OLDER COW: That is a milk dracula
Them: You seem nice.
Me: Really? Try driving slowly in front of me.
ME: What do you recommend? It’s our anniversary
WAITRESS AT WAFFLE HOUSE: You should try a waffle
in high school, my mom once asked where i was going from a few rooms over while i was heading out the door.
i yelled “to do drugs!” and she yelled back “haha good one have fun!”
then i left to go do drugs
I’m not saying my son is competitive, but he was happy he had a higher fever than his brother
SHOUT OUT TO ALL THE PREGNANT LADIES GETTING READY FOR THE BIG WEEKEND COMING UP !!!
#labordayweekend
[first day as a ninja]
me: *sneaking in*
him: I’ve been expecting you
me: how
him: dude, I heard the tic tacs rattling in your purse from a mile away is this your first day
All 3 accessible parking places in the school parking lot were taken by parents without accessible placards. So I parked sideways behind them and blocked all three in with my placard displayed. 😘
please hire me for anything except the job i do now. qualifications include but not limited to:
•can walk up and down stairs
•can easily identify when someone is talking
•knows all US states except one
•once ate a blueberry muffin like an apple
•can smell most numbers
Because I never explained otherwise, my son spent a good stretch of time in his childhood thinking that a vice principal at a school was there in case the principal was assassinated.

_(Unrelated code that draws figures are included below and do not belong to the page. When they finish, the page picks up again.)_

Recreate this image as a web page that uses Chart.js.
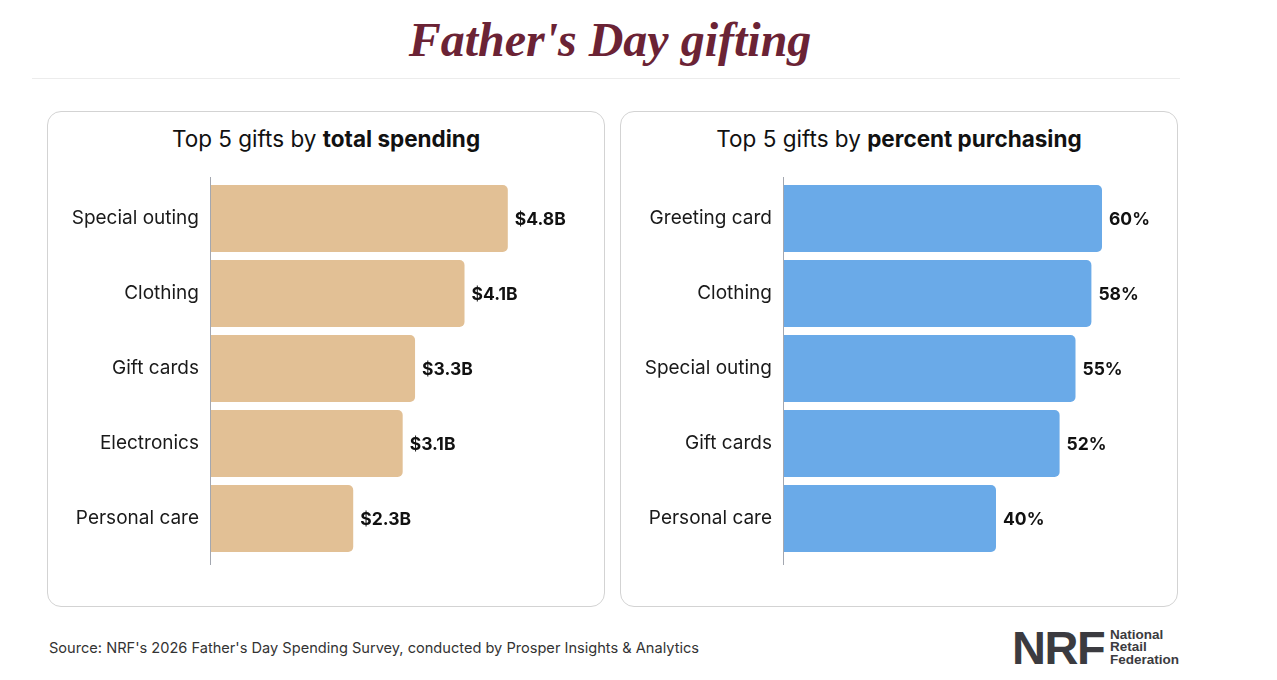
<!DOCTYPE html>
<html>
<head>
<meta charset="utf-8">
<script src="https://cdn.jsdelivr.net/npm/chart.js@4.4.1/dist/chart.umd.min.js"></script>
<style>
  body { margin: 0; background: #fff; font-family: Inter, "Noto Sans", sans-serif; color: #1a1a1a; }
  #page { position: relative; width: 1277px; height: 680px; overflow: hidden; }
  h1 { position: absolute; left: 0; width: 1220px; top: 12px; margin: 0; text-align: center;
       font-family: "Liberation Serif", serif; font-style: italic; font-weight: 700; font-size: 48px; color: #6b2335; }
  .rule { position: absolute; left: 32px; top: 78px; width: 1148px; height: 1px; background: #ececec; }
  .panel { position: absolute; top: 111px; width: 556px; height: 494px; border: 1px solid #d3d3d3; border-radius: 14px; }
  .panel h2 { margin: 0; position: absolute; top: 13px; left: 0; width: 100%; text-align: center;
              font-size: 22.5px; font-weight: 400; color: #111; }
  .panel h2 b { font-weight: 700; }
  .panel .box { position: absolute; left: 0; top: 54px; width: 556px; height: 400px; }
  .source { position: absolute; left: 49px; top: 639px; font-size: 14.6px; color: #333; }
  .logo { position: absolute; left: 1012px; top: 624px; display: flex; align-items: center; color: #3b3b40; }
  .logo .big { font-family: "Liberation Sans", sans-serif; font-weight: 700; font-size: 47px; letter-spacing: -1.5px; line-height: 47px; }
  .logo .small { font-family: "Liberation Sans", sans-serif; font-weight: 700; font-size: 13.5px; line-height: 12.5px; margin-left: 6px; }
</style>
</head>
<body>
<div id="page">
  <h1>Father's Day gifting</h1>
  <div class="rule"></div>
  <div class="panel" style="left:47px">
    <h2>Top 5 gifts by <b>total spending</b></h2>
    <div class="box"><canvas id="spendChart"></canvas></div>
  </div>
  <div class="panel" style="left:620px">
    <h2>Top 5 gifts by <b>percent purchasing</b></h2>
    <div class="box"><canvas id="pctChart"></canvas></div>
  </div>
  <div class="source">Source: NRF's 2026 Father's Day Spending Survey, conducted by Prosper Insights &amp; Analytics</div>
  <div class="logo"><span class="big">NRF</span><span class="small">National<br>Retail<br>Federation</span></div>
</div>
<script>
// total spending, billions of dollars
const spendLabels = ['Special outing', 'Clothing', 'Gift cards', 'Electronics', 'Personal care'];
const spendValues = [4.8, 4.1, 3.3, 3.1, 2.3];

// percent of people purchasing
const pctLabels = ['Greeting card', 'Clothing', 'Special outing', 'Gift cards', 'Personal care'];
const pctValues = [60, 58, 55, 52, 40];

const labelFont = 'Inter, "Noto Sans", sans-serif';

// value text at the end of each bar + axis line that runs a bit past the bars
const barExtras = {
    id: 'barExtras',
    afterDatasetsDraw(chart, args, opts) {
        const ctx = chart.ctx;
        const area = chart.chartArea;
        ctx.save();
        ctx.strokeStyle = '#a3a7b0';
        ctx.lineWidth = 1;
        ctx.beginPath();
        ctx.moveTo(area.left - 0.5, area.top - 4);
        ctx.lineTo(area.left - 0.5, area.bottom + 9);
        ctx.stroke();

        ctx.font = '700 17.5px ' + labelFont;
        ctx.fillStyle = '#111';
        ctx.textBaseline = 'middle';
        ctx.textAlign = 'left';
        const data = chart.data.datasets[0].data;
        chart.getDatasetMeta(0).data.forEach((bar, i) => {
            ctx.fillText(opts.format(data[i]), bar.x + 7, bar.y + 1);
        });
        ctx.restore();
    }
};

function makeChart(canvasId, labels, values, color, max, format) {
    const ctx = document.getElementById(canvasId).getContext('2d');
    return new Chart(ctx, {
        type: 'bar',
        data: {
            labels: labels,
            datasets: [{
                data: values,
                backgroundColor: color,
                borderRadius: { topRight: 5, bottomRight: 5, topLeft: 0, bottomLeft: 0 },
                borderSkipped: false,
                barPercentage: 0.893,
                categoryPercentage: 1
            }]
        },
        options: {
            indexAxis: 'y',
            responsive: true,
            maintainAspectRatio: false,
            animation: false,
            layout: { padding: { top: 15, bottom: 10, right: 22, left: 0 } },
            plugins: {
                legend: { display: false },
                tooltip: { enabled: false },
                barExtras: { format: format }
            },
            scales: {
                x: { display: false, min: 0, max: max },
                y: {
                    grid: { display: false },
                    border: { display: false },
                    ticks: {
                        padding: 4,
                        color: '#1a1a1a',
                        font: { family: labelFont, size: 19 }
                    },
                    afterFit: (scale) => {
                        scale.width = 163;
                        scale.paddingTop = 0;
                        scale.paddingBottom = 0;
                    }
                }
            }
        },
        plugins: [barExtras]
    });
}

makeChart('spendChart', spendLabels, spendValues, '#e2c095', 6, v => '$' + v.toFixed(1) + 'B');
makeChart('pctChart', pctLabels, pctValues, '#6aaae8', 70, v => v + '%');
</script>
</body>
</html>
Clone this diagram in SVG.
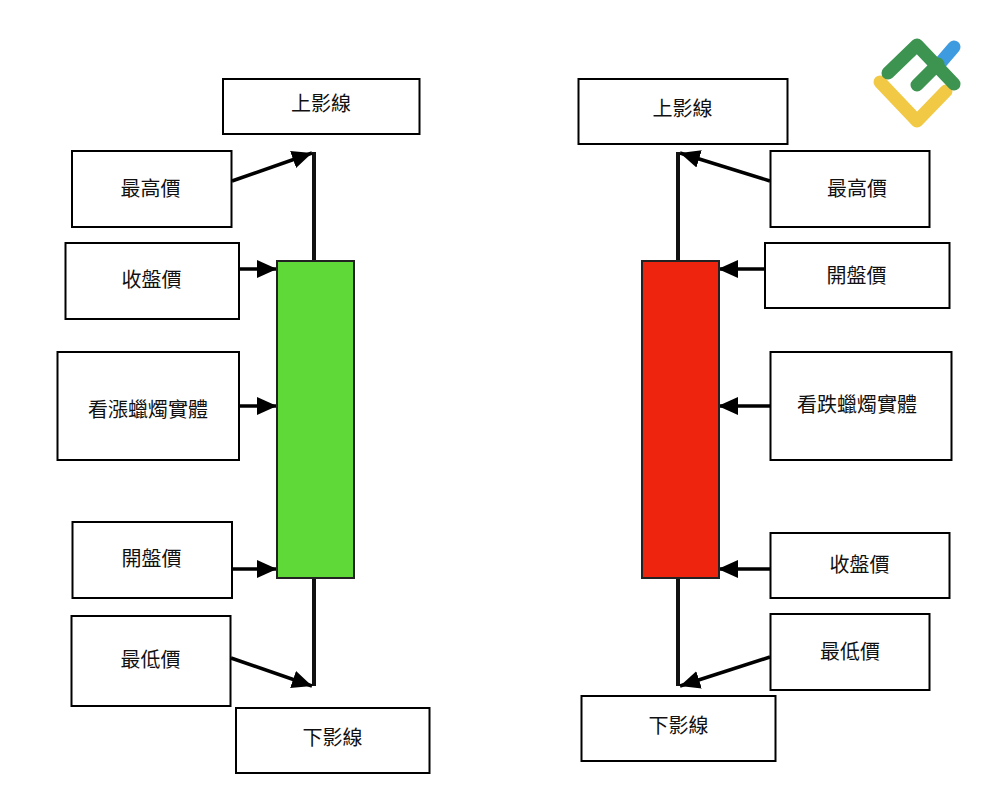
<svg xmlns="http://www.w3.org/2000/svg" width="1000" height="803" viewBox="0 0 1000 803">
<style>
.box{fill:#fff;stroke:#000;stroke-width:2}
.lbl{font-family:"Noto Sans CJK TC","Noto Sans CJK SC",sans-serif;font-size:20px;fill:#111;text-anchor:middle;dominant-baseline:central}
.wick{stroke:#111;stroke-width:4;fill:none}
.arr{stroke:#000;stroke-width:3.5;fill:none;marker-end:url(#ah)}
.body{stroke:#222;stroke-width:2}
.logo{fill:none;stroke-linecap:round;stroke-linejoin:round;stroke-width:13}
</style>
<defs>
<marker id="ah" markerUnits="userSpaceOnUse" markerWidth="24" markerHeight="22" refX="20" refY="11" orient="auto">
<path d="M0 2 L20 11 L0 20 Z" fill="#000"/>
</marker>
</defs>
<rect width="1000" height="803" fill="#fff"/>
<g id="logo">
<path class="logo" stroke="#3f9be0" d="M936 68 L954 47"/>
<path class="logo" stroke="#f1c944" d="M880 82 L917 121 L946 91"/>
<path class="logo" stroke="#3c9450" d="M888 73 L917 45 L954 84"/>
<path class="logo" stroke="#3c9450" d="M917 85 L938 64"/>
</g>
<g id="connectors">
<path class="wick" d="M314 152V261M314 578V686M678 152V261M678 578V686"/>
<path class="arr" d="M232 181L312 153"/>
<path class="arr" d="M239 269L277 269"/>
<path class="arr" d="M239 406L277 406"/>
<path class="arr" d="M232 569L277 569"/>
<path class="arr" d="M231 658L312 686"/>
<path class="arr" d="M770 181L680 153"/>
<path class="arr" d="M765 269L718 269"/>
<path class="arr" d="M770 406L718 406"/>
<path class="arr" d="M770 569L718 569"/>
<path class="arr" d="M770 657L680 686"/>
</g>
<g id="green-body"><rect class="body" x="277" y="261" width="77" height="317" fill="#5fd938"/></g>
<g id="red-body"><rect class="body" x="642" y="261" width="77" height="317" fill="#ee240e"/></g>
<g id="l-upper"><rect class="box" x="223" y="79" width="196.500" height="55"/><text class="lbl" x="321" y="102">上影線</text></g>
<g id="l-high"><rect class="box" x="72" y="151" width="159.500" height="76"/><text class="lbl" x="150.500" y="187">最高價</text></g>
<g id="l-close"><rect class="box" x="65.500" y="243" width="173.500" height="76"/><text class="lbl" x="151.500" y="278">收盤價</text></g>
<g id="l-body"><rect class="box" x="57.500" y="352" width="181.500" height="108"/><text class="lbl" x="148" y="408">看漲蠟燭實體</text></g>
<g id="l-open"><rect class="box" x="72.500" y="522" width="159.500" height="76"/><text class="lbl" x="151.500" y="557">開盤價</text></g>
<g id="l-low"><rect class="box" x="71.500" y="616" width="159" height="90"/><text class="lbl" x="150.500" y="658">最低價</text></g>
<g id="l-lower"><rect class="box" x="236" y="708" width="193.500" height="65"/><text class="lbl" x="332.500" y="736">下影線</text></g>
<g id="r-upper"><rect class="box" x="578.500" y="79" width="209" height="65"/><text class="lbl" x="682.500" y="107">上影線</text></g>
<g id="r-high"><rect class="box" x="770.500" y="151" width="159" height="76"/><text class="lbl" x="857" y="187">最高價</text></g>
<g id="r-open"><rect class="box" x="765" y="243" width="184.500" height="65"/><text class="lbl" x="856.500" y="274">開盤價</text></g>
<g id="r-body"><rect class="box" x="770.500" y="352" width="181" height="108"/><text class="lbl" x="857" y="403">看跌蠟燭實體</text></g>
<g id="r-close"><rect class="box" x="770.500" y="533" width="179" height="65"/><text class="lbl" x="859.500" y="563">收盤價</text></g>
<g id="r-low"><rect class="box" x="770.500" y="614" width="159" height="76"/><text class="lbl" x="850" y="650">最低價</text></g>
<g id="r-lower"><rect class="box" x="581.500" y="696" width="194" height="65"/><text class="lbl" x="678.500" y="724">下影線</text></g>
</svg>
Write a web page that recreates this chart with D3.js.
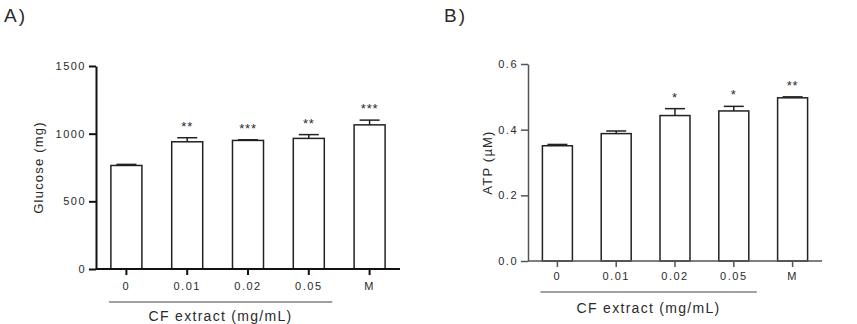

shrek the third may have not been as great as the other movies but this transition still gets me
Customer: I can’t see. How many sugar and fiber are in this bar?
Me: 7 sugar 5 fiber
C: That’s not very healthy… Just the smokes then.
I make eating corn on the cob fun for everybody at the bbq by eating it in rows typewriter style and saying ‘ding’ loudly at the end of each row.
I’m starting to think some of you might be taking marijuanas
Teen daughter: What? Why are you looking at me that way?? You’re all squinty and judgy.
Me: I just took my contacts out.
Instead of a DING DONG sound, I wish my doorbell would explain to the person how much I don’t want to get off the couch.
Whenever I draw or paint anything I say look what my kids did when they were toddlers
BOB: My name spelled backwards is the same.
DAVE: Hahaha I’d be Evad.
LANA: Guys, can we play different game?
So I’m in Italy… went into a supermarket, I bought and drank almost half of this bottle thinking its water only for the cashier to tell me that I shouldn’t drink so much because it’s a laxative 🥲
At least the first 6 months of January is almost over.
My wife went to dinner with her cousin, and is supposed to bring me home some dessert. She should have been home an hour ago, and I’m getting a little worried about my cake.
Loan sharks are just like regular sharks, except you have to give them back.
Ok, time to dust off the Christmas decorations. One year I must try taking them down.
*starts the “Fight Fight Fight” chant in the background of the conference call as two people argue*
A national monument to those brave online heroes who were “First!” in comments.
Thinking of having kids? Practice getting small children ready to play in the snow by wrestling a pair of gloves onto an angry octopus.